Em paralelo, uma das características que definem cada vez mais os lançamentos do setor é a sua sofisticação: pratos preparados (conveniência) com ingredientes orgânicos (saúde), tabletes de chocolate com atributos de prazer, premium e ecológicos, refrigerantes (prazer) com adoçantes naturais (saúde) …
É o consumidor que dita hoje as regras?
Certamente. Os consumidores de hoje têm um papel fundamental e é impensável tomar decisões sem colocá-los no centro. Eles são os que ditam todas as tendências.
Novos compradores exigem às marcas que combinem inovação, solidariedade, responsabilidade social, tecnologia, comodidade e sustentabilidade, sem renunciar à tradição e à proximidade.

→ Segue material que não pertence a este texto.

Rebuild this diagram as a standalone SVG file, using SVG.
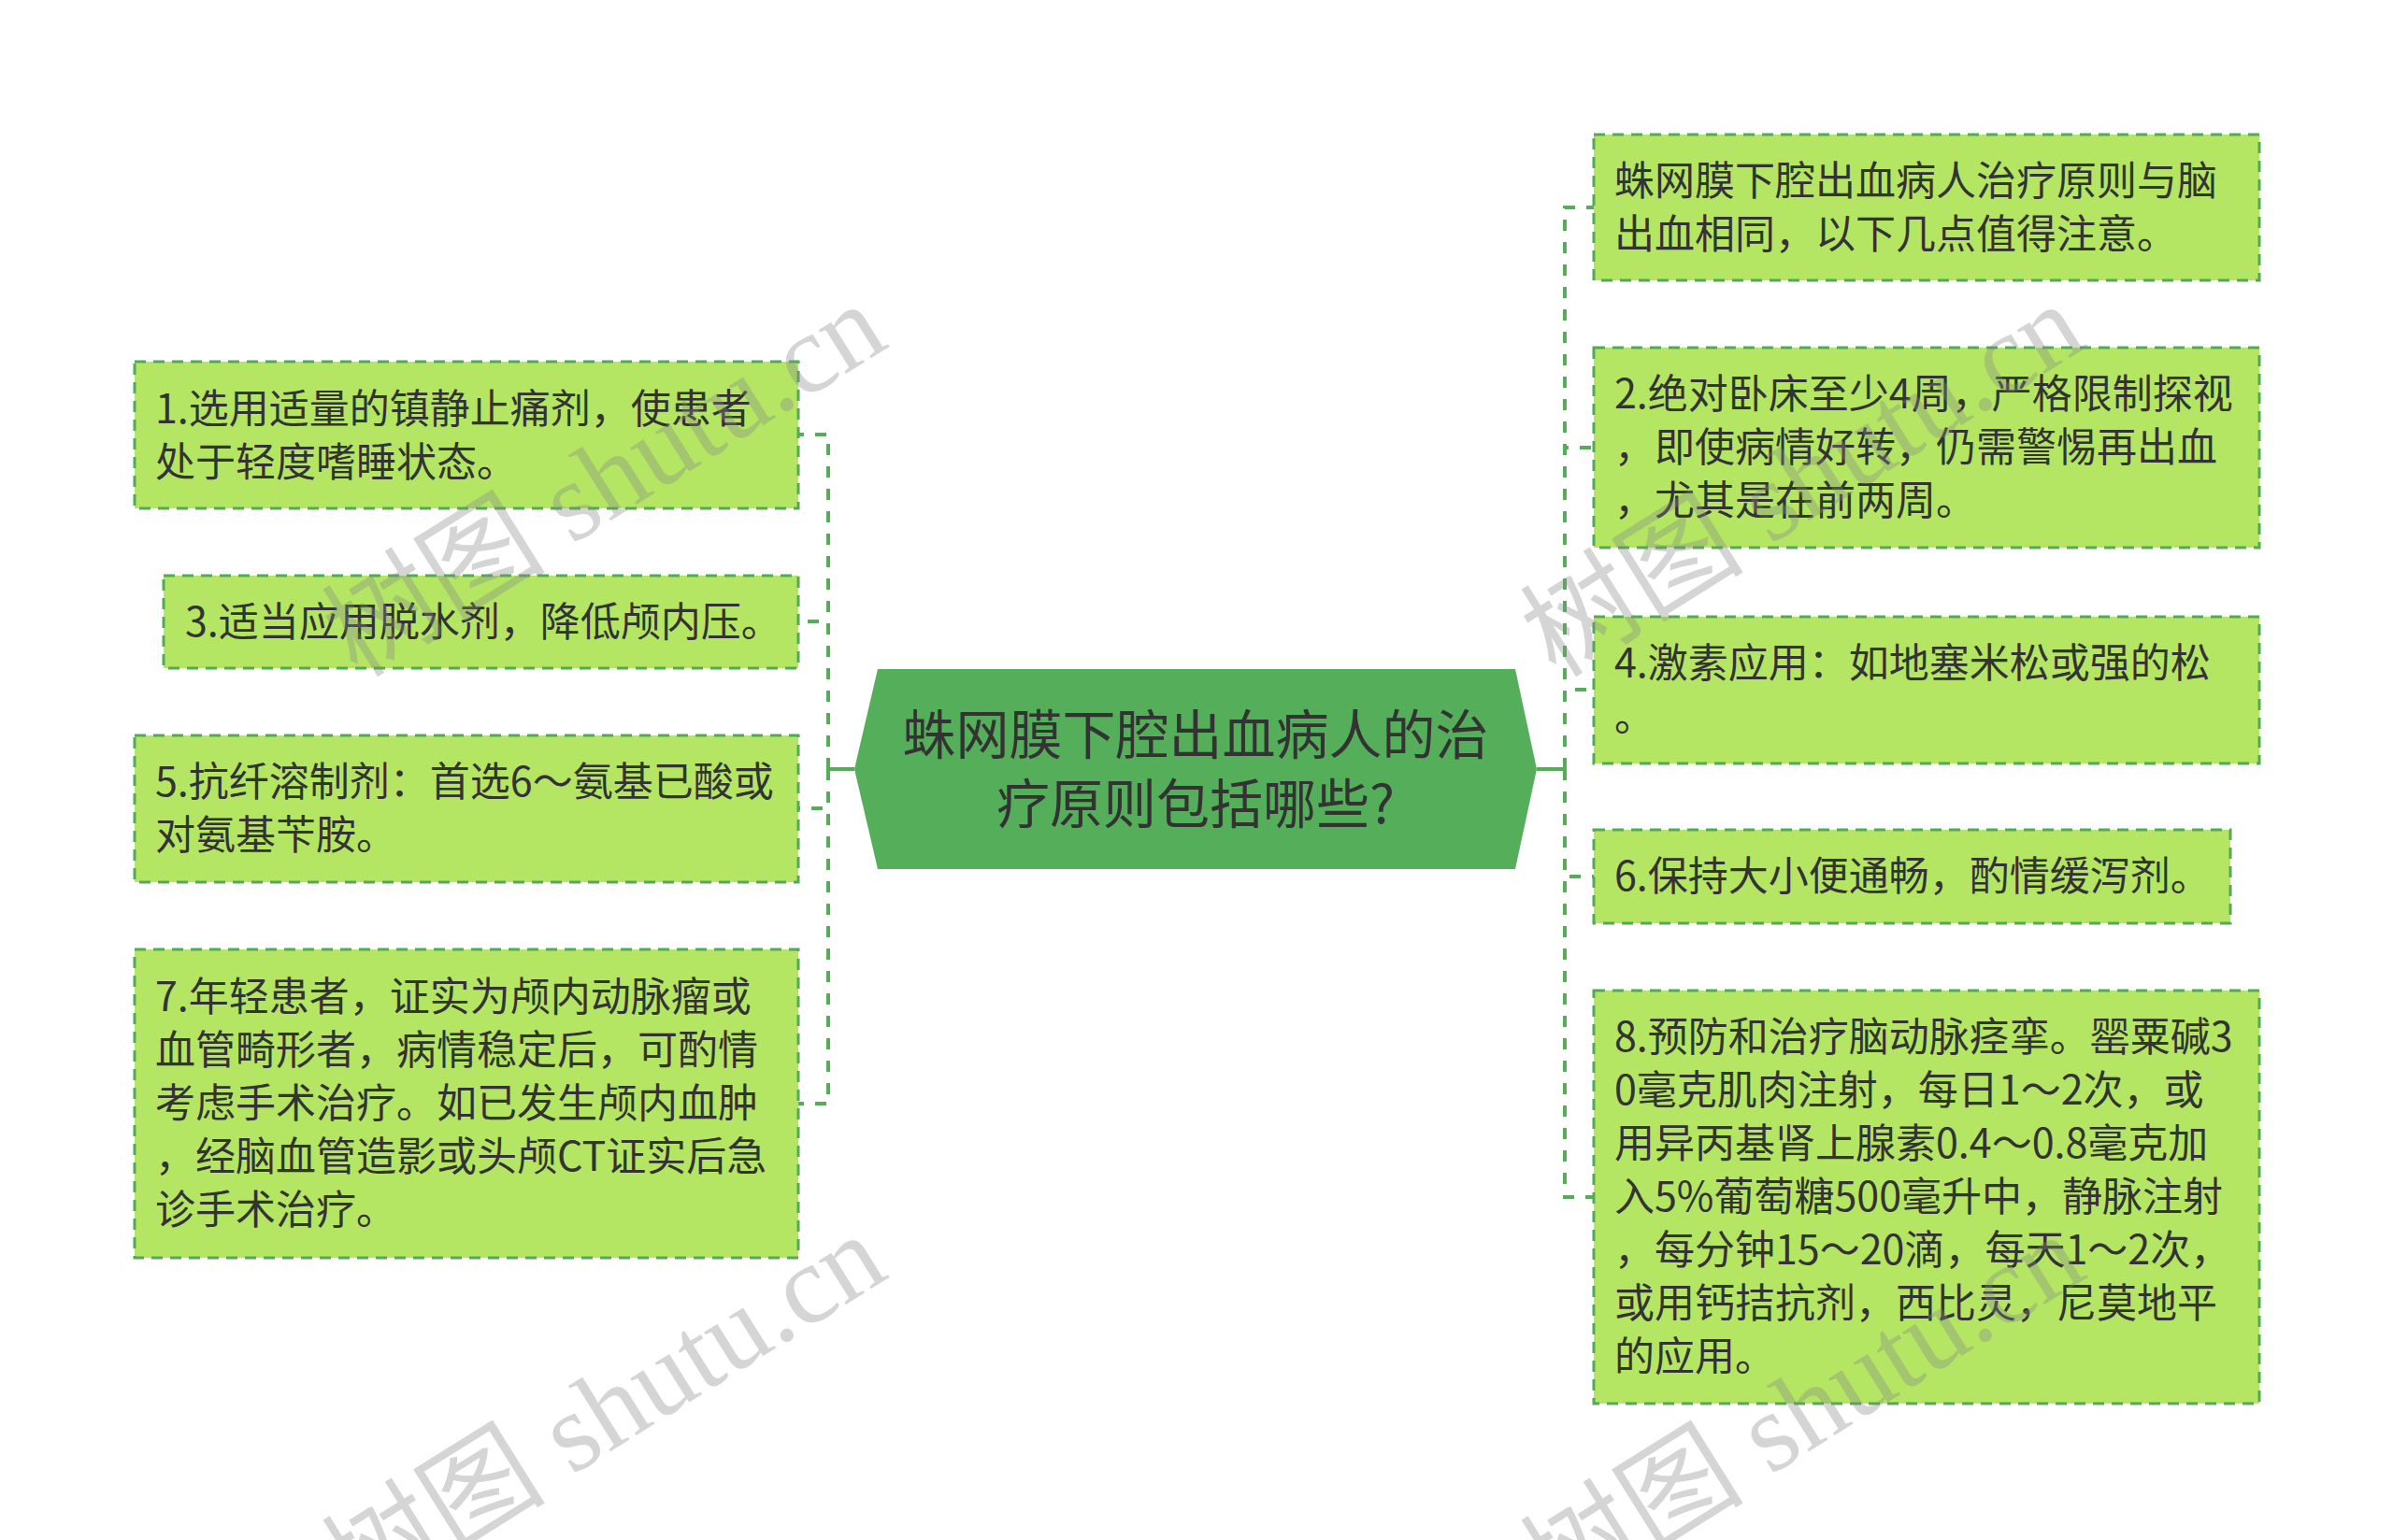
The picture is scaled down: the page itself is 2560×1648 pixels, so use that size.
<svg xmlns="http://www.w3.org/2000/svg" width="2560" height="1648" viewBox="0 0 2560 1648">
<style>
.node{fill:#b4e664;stroke:#52aa56;stroke-width:3;stroke-dasharray:12 8}
.t{font-family:"Noto Sans CJK SC","Noto Sans",sans-serif;font-size:43px;fill:#333}
.ct{font-family:"Noto Sans CJK SC","Noto Sans",sans-serif;font-size:57px;fill:#333;text-anchor:middle}
.c{fill:none;stroke:#55ad59;stroke-width:4;stroke-dasharray:12 12}
.cs{fill:none;stroke:#55ad59;stroke-width:4}
.wm{font-family:"Liberation Serif","Noto Sans CJK SC",serif;font-size:120px;fill:#888;fill-opacity:0.35;text-anchor:middle}
</style>
<rect width="2560" height="1648" fill="#ffffff"/>
<g id="connectors">
<path class="cs" d="M914 823H886"/>
<path class="c" d="M886 823V465H854"/>
<path class="c" d="M886 823V665H854"/>
<path class="c" d="M886 823V865H854"/>
<path class="c" d="M886 823V1181H854"/>
<path class="cs" d="M1644 823H1674"/>
<path class="c" d="M1674 823V222H1705"/>
<path class="c" d="M1674 823V479H1705"/>
<path class="c" d="M1674 823V738H1705"/>
<path class="c" d="M1674 823V938H1705"/>
<path class="c" d="M1674 823V1281H1705"/>
</g>
<g id="center">
<polygon points="914,823 939,716 1621,716 1644,823 1621,930 939,930" fill="#55ae5a"/>
<text class="ct" x="1279" y="807">蛛网膜下腔出血病人的治</text>
<text class="ct" x="1279" y="881">疗原则包括哪些?</text>
</g>
<g id="n1">
<rect class="node" x="144" y="387" width="710" height="157"/>
<text class="t" x="166" y="453">1.选用适量的镇静止痛剂，使患者</text>
<text class="t" x="166" y="510">处于轻度嗜睡状态。</text>
</g>
<g id="n3">
<rect class="node" x="175" y="616" width="679" height="99"/>
<text class="t" x="198" y="681">3.适当应用脱水剂，降低颅内压。</text>
</g>
<g id="n5">
<rect class="node" x="144" y="787" width="710" height="157"/>
<text class="t" x="166" y="852">5.抗纤溶制剂：首选6～氨基已酸或</text>
<text class="t" x="166" y="909">对氨基苄胺。</text>
</g>
<g id="n7">
<rect class="node" x="144" y="1016" width="710" height="330"/>
<text class="t" x="166" y="1082">7.年轻患者，证实为颅内动脉瘤或</text>
<text class="t" x="166" y="1139">血管畸形者，病情稳定后，可酌情</text>
<text class="t" x="166" y="1196">考虑手术治疗。如已发生颅内血肿</text>
<text class="t" x="166" y="1253">，经脑血管造影或头颅CT证实后急</text>
<text class="t" x="166" y="1310">诊手术治疗。</text>
</g>
<g id="r0">
<rect class="node" x="1705" y="144" width="712" height="156"/>
<text class="t" x="1727" y="209">蛛网膜下腔出血病人治疗原则与脑</text>
<text class="t" x="1727" y="266">出血相同，以下几点值得注意。</text>
</g>
<g id="r2">
<rect class="node" x="1705" y="372" width="712" height="214"/>
<text class="t" x="1727" y="437">2.绝对卧床至少4周，严格限制探视</text>
<text class="t" x="1727" y="494">，即使病情好转，仍需警惕再出血</text>
<text class="t" x="1727" y="551">，尤其是在前两周。</text>
</g>
<g id="r4">
<rect class="node" x="1705" y="660" width="712" height="157"/>
<text class="t" x="1727" y="725">4.激素应用：如地塞米松或强的松</text>
<text class="t" x="1727" y="782">。</text>
</g>
<g id="r6">
<rect class="node" x="1705" y="888" width="681" height="100"/>
<text class="t" x="1727" y="953">6.保持大小便通畅，酌情缓泻剂。</text>
</g>
<g id="r8">
<rect class="node" x="1705" y="1060" width="712" height="442"/>
<text class="t" x="1727" y="1125">8.预防和治疗脑动脉痉挛。罂粟碱3</text>
<text class="t" x="1727" y="1182">0毫克肌肉注射，每日1～2次，或</text>
<text class="t" x="1727" y="1239">用异丙基肾上腺素0.4～0.8毫克加</text>
<text class="t" x="1727" y="1296">入5%葡萄糖500毫升中，静脉注射</text>
<text class="t" x="1727" y="1353">，每分钟15～20滴，每天1～2次，</text>
<text class="t" x="1727" y="1410">或用钙拮抗剂，西比灵，尼莫地平</text>
<text class="t" x="1727" y="1467">的应用。</text>
</g>
<g id="watermarks">
<text class="wm" transform="translate(668 548) rotate(-32)">树图 shutu.cn</text>
<text class="wm" transform="translate(668 1544) rotate(-32)">树图 shutu.cn</text>
<text class="wm" transform="translate(1950 548) rotate(-32)">树图 shutu.cn</text>
<text class="wm" transform="translate(1950 1544) rotate(-32)">树图 shutu.cn</text>
</g>
</svg>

Seguir os interesses e as preferências dos consumidores com atenção e dar resposta o mais rápido possível é vital para o sucesso de qualquer projeto de negócios e, mais ainda, no setor alimentar e bebidas. Nenhum lançamento ou inovação pode funcionar sem dar prioridade à opinião do consumidor.
O consumidor está muito bem informado e mais exigente, embora esteja disposto a recompensar as marcas que demonstram valores semelhantes aos seus com a sua fidelidade.
Os avanços tecnológicos também têm sido um dos fatores que mais têm sido apontados à indústria agroalimentar. Também aqui, tem havido benefícios para o consumidor? Em que aspetos?
É muito importante que a sociedade conheça os benefícios do desenvolvimento da tecnologia alimentar, tanto na disponibilidade de bons alimentos como na saúde das pessoas, no meio ambiente e na economia. Ao longo da história, as inovações tecnológicas na indústria alimentar sempre tiveram um impacto positivo na sociedade. Atualmente, as novas tecnologias desempenham um papel decisivo no campo da alimentação, pois permitem produzir alimentos e bebidas que se adaptam à procura da sociedade da maneira mais segura. A tecnologia permite aumentar a qualidade dos nossos produtos, ter uma maior variedade de alimentos ao longo do ano, mesmo fora da época, prolongar a vida útil dos mesmos e prepará-los para cozinhar ou consumir, de maneira fácil, cómoda e adaptada aos diferentes estilos de vida.
Relativamente à inovação, esta deixou de ser vista como um custo e mais como uma obrigação para a indústria agroalimentar?
Acredito que a inovação é, antes de mais, uma obrigação para a indústria alimentar e que não há melhor maneira de o fazer do que ir de mãos dadas com o consumidor, ouvindo as suas preferências e necessidades. A inovação é uma condição necessária para manter a competitividade da indústria alimentar.
Isso quer dizer que, quem não tiver na sua estratégia uma política constante de inovação, morre?
A velocidade de mudança que o setor enfrenta é enorme. Devemos estar preparados para atender à procura de novos perfis demográficos, sociais e culturais, novos tipos de lares. Perante este desafio, a maneira mais segura de gerar valor, é através de inovações focadas nos produtos, consumidores e multicanalidade. As empresas que seguirem este caminho terão muito mais opções para seguir em frente.
Como é que as próximas gerações irão ditar as regras e que transformação irão exigir aos produtos, tal como os conhecemos hoje?
Parece claro que a transformação digital será a grande revolução nos próximos 5 a 10 anos no campo da alimentação. Temos de ter consciência de que haverá uma enorme rutura nos modelos de consumo tradicionais, especialmente como resultado da entrada no setor de novos grandes players, como Amazon ou Google, e de formas inovadoras de adquirir produtos.